Some have even come to claim that vampirism is a genetic mutation of some sort... even a disease that's transferable. This is pretty much nonsense and has no validation in genetic science, but I do know where the believers got this notion...

#1:  There was a series of fictional vampire books that were based on the concept that vampirism was indeed, a blood disease.  This thought/concept for these books came from the original Eastern European vampire lore.  It went to "reason" that once enough of your blood had been guzzled, you too would die.  Since you died from an evil vampire, you'd become evil yourself and therefore, it's an afterlife of bloodsucking for you!  Well, it's not a far jump, once one has the science of germs and bacteria in hand (not available at the time of the original folklore) that this sounds like a case of communicable disease.  Still, this was fiction, not reality.

#2:  Other diseases, not just iron deficiencies, but porphyria and other ailments that affect mental balance get blamed and they are genetic in origin.  Still, the books show that there is no case of an immortal sufferer of porphyria who gained strength or energy drinking blood.

- Last Word: Best Weapon Against a Vampire -

Since there are people that believe just a wee bit too much in the existence of these creatures, and some that believe they indeed are vampires, it's an uphill battle to try and argue with those darned inconvenient facts.  There really is no proof that vampires, as the sheeple now think of them, exist.
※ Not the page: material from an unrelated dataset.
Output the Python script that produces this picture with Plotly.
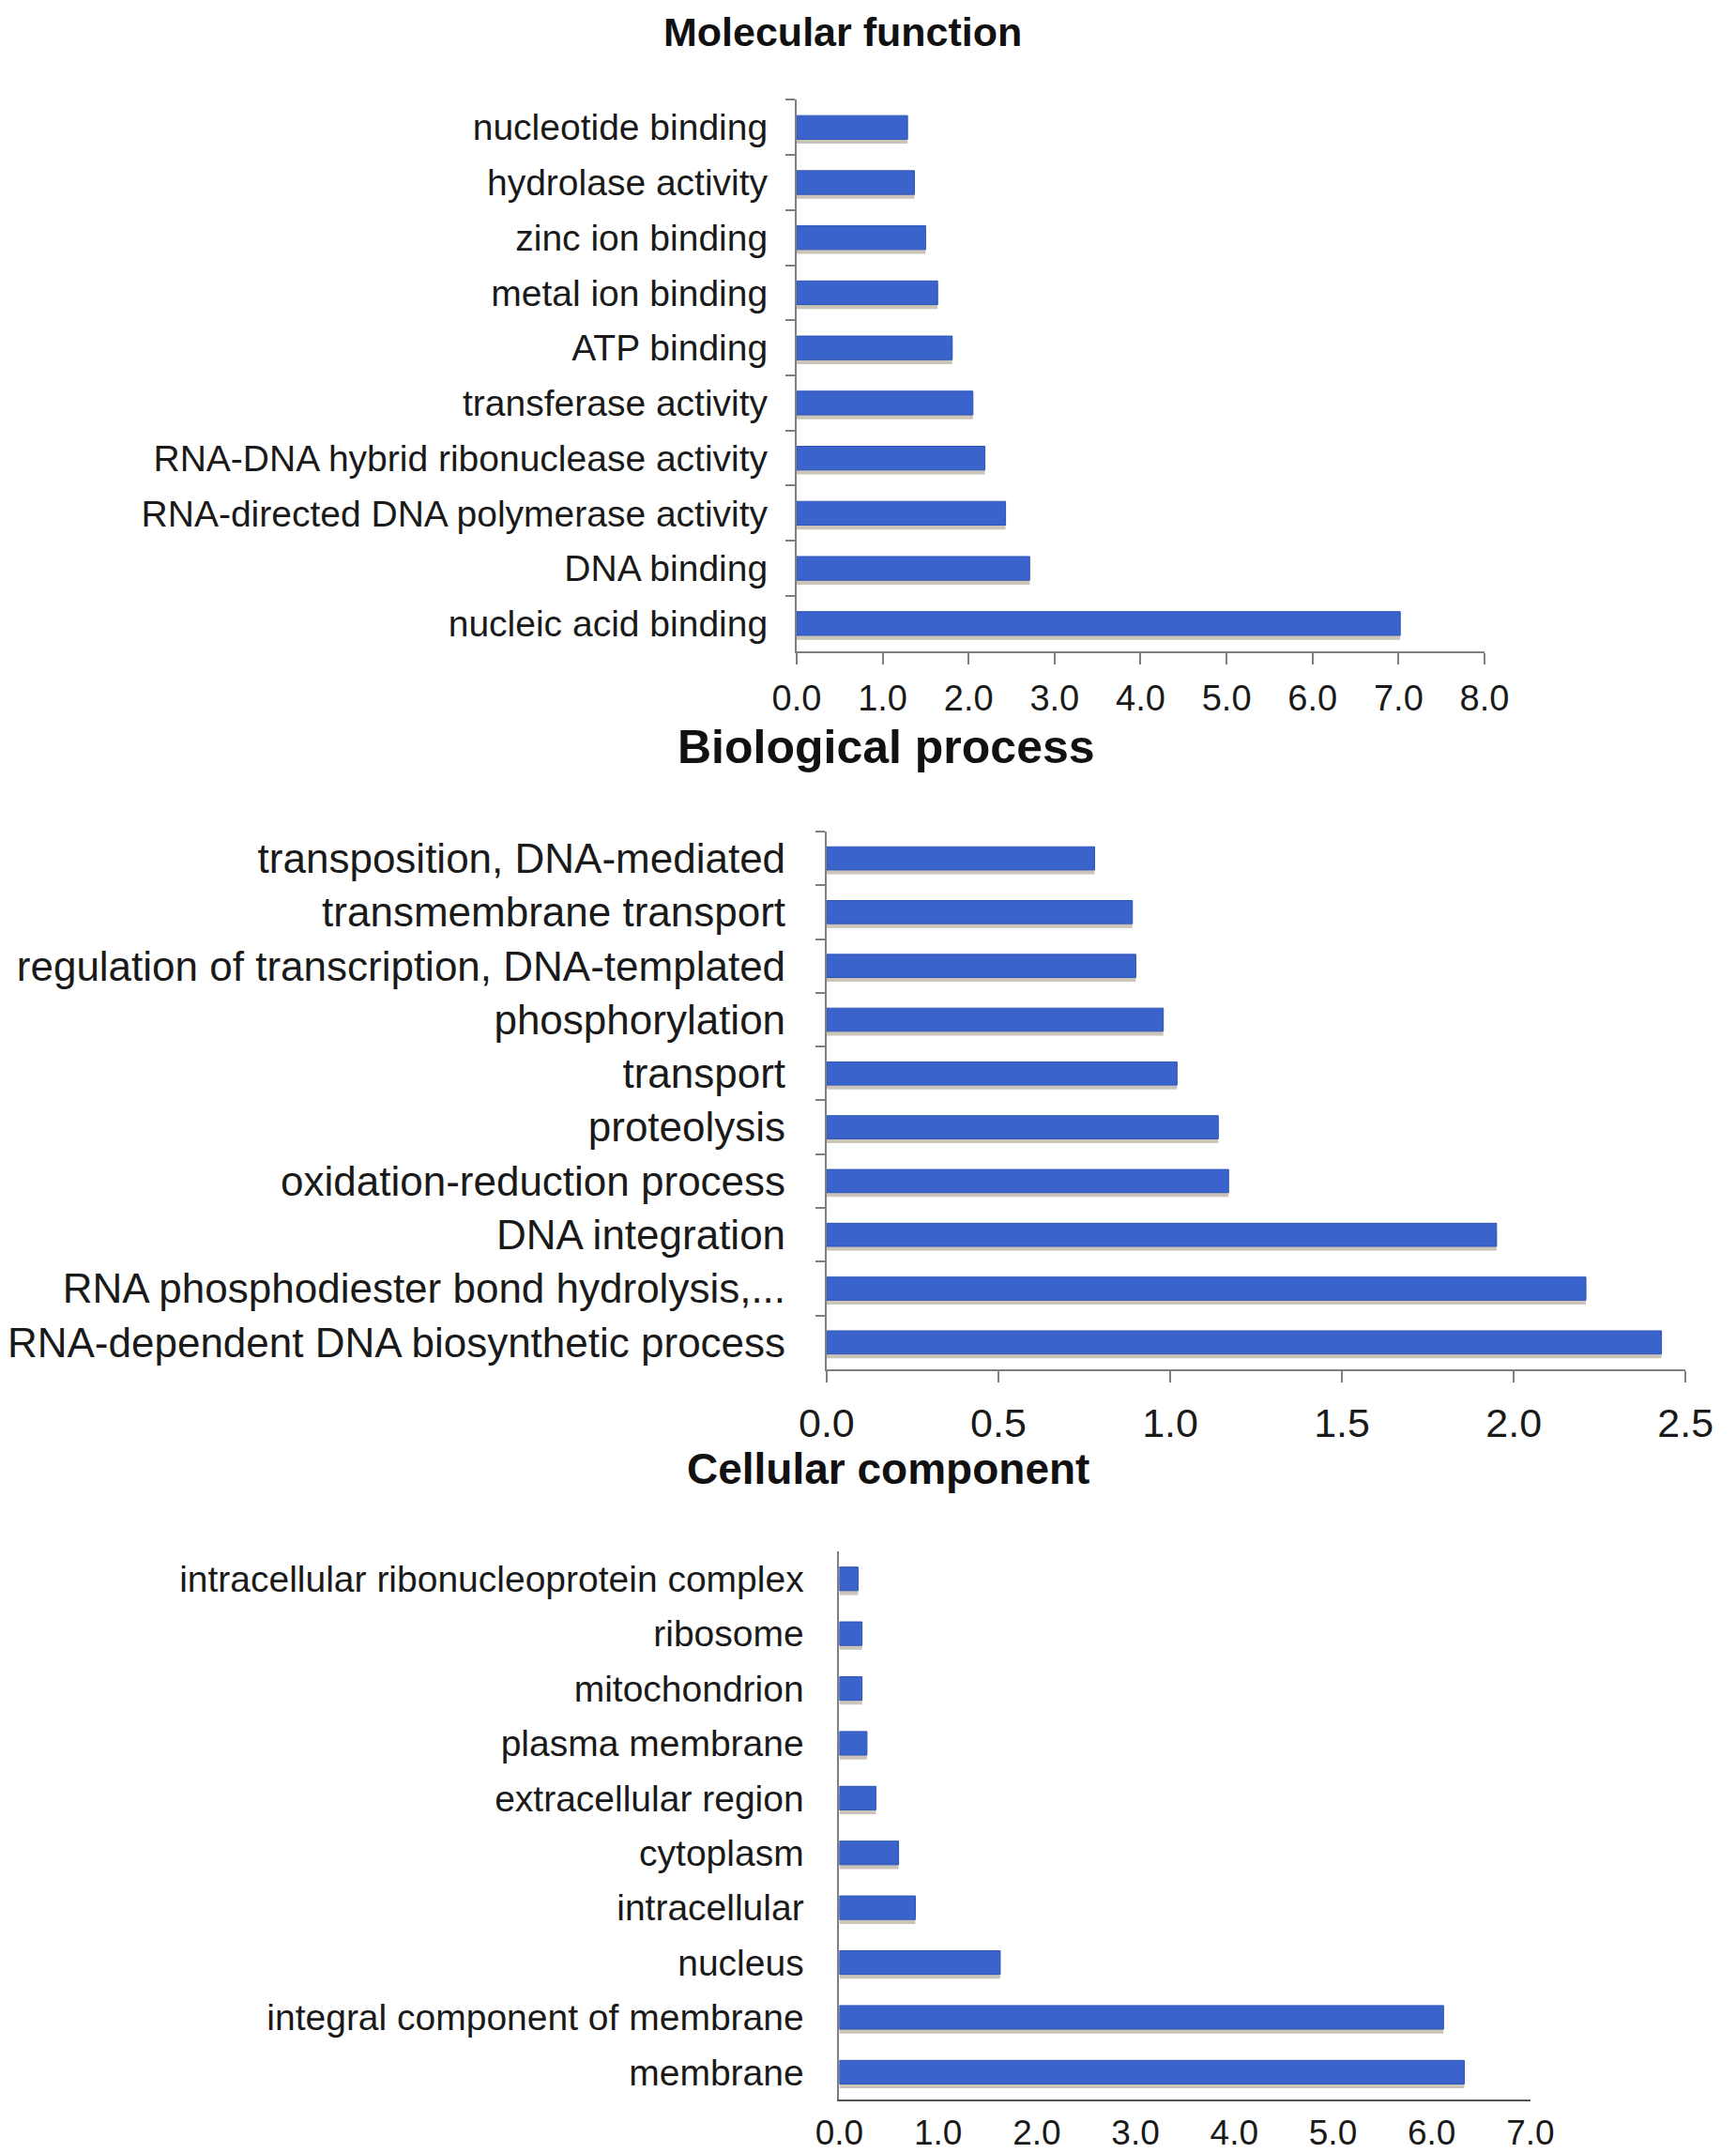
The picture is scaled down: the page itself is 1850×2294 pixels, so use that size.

In fact, those that have claimed attacks and those that claimed they were vampires themselves inevitably end up having to face those inconvenient facts... but usually not without a big fight. They have their books that were written specifically for the "vampire believer" or "worshipper" and not much else.  The concept of the original vampire of legend... the bloated nasty corpse... is alien and "couldn't be!"

The best defence against vampires is common sense, education, questions and an inquiring mind.

If you're reading this and are a vampire fan, there's nothing wrong with this and, if you can, please bring me hard evidence to prove me wrong.  To date, no one has and I'm pretty sure, no one will.

Vampires are fantastic creatures that either scare or intrigue us... but one should remember... they are, for all intents and purposes, relegated to myth, folklore and fiction.

Marie Curie once said, "Nothing in life is to be feared. It is only to be understood." and maybe, with vampires... the myths, legends and truth, this is where we all should be.

After all, what would Vlad say about Angel, Lestat, and Sesame Street's "The Count"?